Labels from Chanel to Celine and McQueen to Victoria Beckham agree, turning to the pragmatism and functionality of suiting for AW24, demonstrating how inventive the category can be. This season they are proposed for both work and play, with dazzling checkered patterns or enlarged bows and hats, relaxed trousers and natty mini-skirts.
There is no formal uniform for the role of ‘art historian’, which, for me, involves anything from writing in the library, to putting on exhibitions and presenting arts documentaries. While Kenneth Clark fronted Civilisation (1969) in a suit and tie, John Berger famously opted for a Hawaiian shirt for the BBC’s Ways of Seeing (1972). In the 1990s, Sister Wendy Beckett kept it holy in her nun’s habit.
Equally, there are no official ‘rules’ for what an artist should wear – but nevertheless they often end up gravitating towards their own uniforms. Wearing one is liberating when it’s by choice: it can free up space in your mind to be creative.
Some artists keep it radically simple. Leonora Carrington exclusively wore grey, despite painting the most fantastical, colourful and surreal paintings in her adopted home of Mexico City. Georgia O’Keeffe opted for different iterations of the same black and white suit (as she said, for ‘practicality’), but switched it up with different pleats, collar details
or brooches. Her sequential way of dressing chimed with her sequential painting style: she captured the New Mexican desert over and over again.
For others, their daily uniform becomes an expression and sometimes almost an extension of the art. Frida Kahlo wore Indigenous dress from Mexico and Guatemala to show off her cultural identity and interest in artisanal clothing.
Today, artist Yayoi Kusama matches her polka-dot-filled paintings and mirror rooms by dressing in dizzyingly dotty patterns. Feminist legend Judy Chicago is never not sporting a
multi-coloured bob or blue or pink glasses. It’s not surprising Louis Vuitton and Dior have collaborated with both.
I have noticed in adulthood that the school-uniform suit has been my go-to, but always with a twist: think Elle Woods at Harvard.
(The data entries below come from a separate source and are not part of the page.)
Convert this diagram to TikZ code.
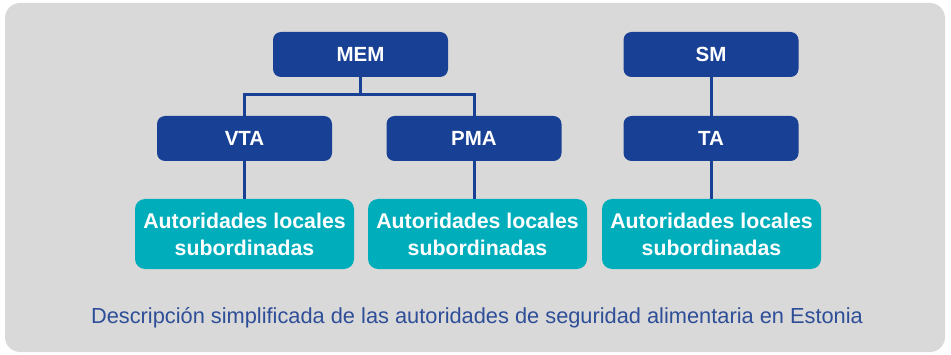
\documentclass[tikz,border=0pt]{standalone}
\usepackage{fontspec}
\setmainfont{Liberation Sans}
\usepackage{tikz}
\usetikzlibrary{positioning}

\definecolor{orgblue}{RGB}{24,64,148}
\definecolor{orgteal}{RGB}{0,174,187}
\definecolor{panelgray}{RGB}{217,217,217}
\definecolor{captionblue}{RGB}{46,78,152}

\begin{document}
\begin{tikzpicture}[x=1pt, y=1pt,
    authority/.style={rectangle, rounded corners=8pt, fill=orgblue, text=white,
        minimum width=175pt, minimum height=45pt, inner sep=0pt,
        font=\fontsize{20.5}{24}\selectfont\bfseries},
    localbox/.style={rectangle, rounded corners=10pt, fill=orgteal, text=white,
        minimum width=219pt, minimum height=70pt, inner sep=0pt, align=center,
        font=\fontsize{21.3}{27}\selectfont\bfseries},
    link/.style={draw=orgblue, line width=3pt}]
        \useasboundingbox (0,0) rectangle (951,354);
        \fill[panelgray, rounded corners=15pt] (5,2) rectangle (945,351);

        \coordinate (bus) at (360.5,259);

        \node[authority] (mem) at (360.5,299.5) {MEM};
        \node[authority] (vta) at (244.5,215.5) {VTA};
        \node[authority] (pma) at (474,215.5) {PMA};
        \node[authority] (sm)  at (711,299.5) {SM};
        \node[authority] (ta)  at (711,215.5) {TA};

        \node[localbox] (loc1) at (244.5,120) {Autoridades locales\\subordinadas};
        \node[localbox] (loc2) at (477.5,120) {Autoridades locales\\subordinadas};
        \node[localbox] (loc3) at (711.5,120) {Autoridades locales\\subordinadas};

        \node[text=captionblue, font=\fontsize{21.8}{26}\selectfont] (caption) at (477,36)
            {Descripción simplificada de las autoridades de seguridad alimentaria en Estonia};

        \draw[link] (mem.south) -- (bus);
        \draw[link] (vta.north) |- (bus) -| (pma.north);

        \draw[link] (sm.south) -- (ta.north);

        \draw[link] (vta.south) -- (loc1.north);
        \draw[link] (pma.south) -- (pma.south |- loc2.north);
        \draw[link] (ta.south) -- (ta.south |- loc3.north);
      \end{tikzpicture}
\end{document}
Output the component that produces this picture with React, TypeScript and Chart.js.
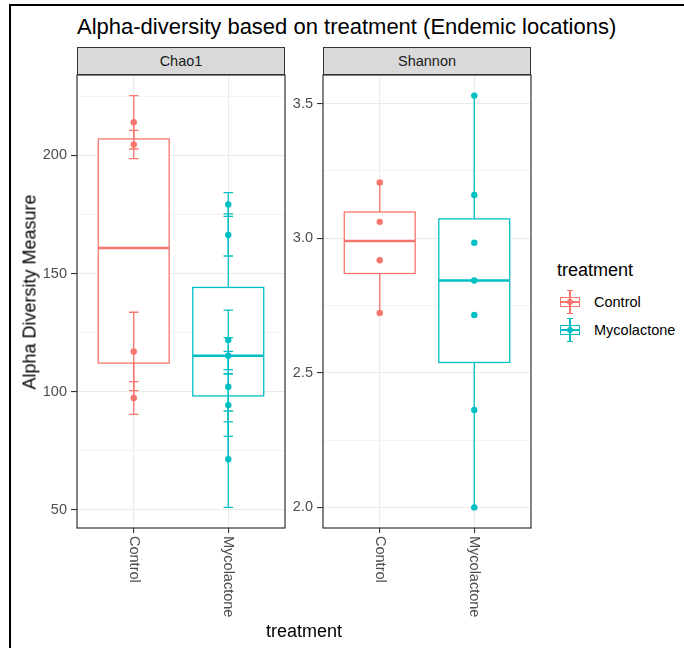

I find it strikes the balance between studious and serious, fun and flamboyant. For the opening of the first exhibition I curated when I was 23, I wore a black-velvet suit embossed with pink and red flowers (with matching shoes!) by
Alexa Chung’s much-missed namesake fashion label. I felt so cool in it: smart but celebratory. And that felt appropriate: you’re there to champion the art.
Today, I go for Bella Freud’s ‘Sixties Françoise Hardy meets Eighties Bowie’ tailoring, and feel like a girl who can party all night but be in the library by the morning. The suits cinch the waist, rockify the lapels and come in an array of flare width. I have them in almost every colour and material, from green velvet to brown corduroy; it’s the school uniform I always dreamt of. The artist Chantal Joffe, who I’ve sat for about 20 times, painted me in a blue one on my 29th birthday and, later that year, in yellow (shown on Victoria Miro’s booth at Frieze).
This summer, Bella noticed I was a fan and invited me to co-host an art-history school with her. She made folders filled with print-outs of artworks, wrote ‘ART’ on the cover in her iconic handwriting, and dressed us in matching uniforms – she in blue (with an untied neck bow), and me in pink (with mine tied up). I love how an almost identical suit can look different and elicit differing attitudes, depending on how it’s styled. I recycled the pink (this time, with the waistcoat) for a talk I gave at the Tate.
There’s something liberating about being a woman and wearing a great suit. It’s fun to play with traditional codes; it’s rebellious. Wearing a ‘school uniform’, as someone who no longer attends school, you feel like you’re still learning, but don’t have to comply with the rules. It is to get rid of the pressures, stereotypes and expectations, reclaim traditions, rewrite the rules and rip up the canon – all things I strive to do in my work. So whether your uniform is a habit or a Hawaiian shirt, it’s about wearing it on your own terms – and everyone being invited to do the same.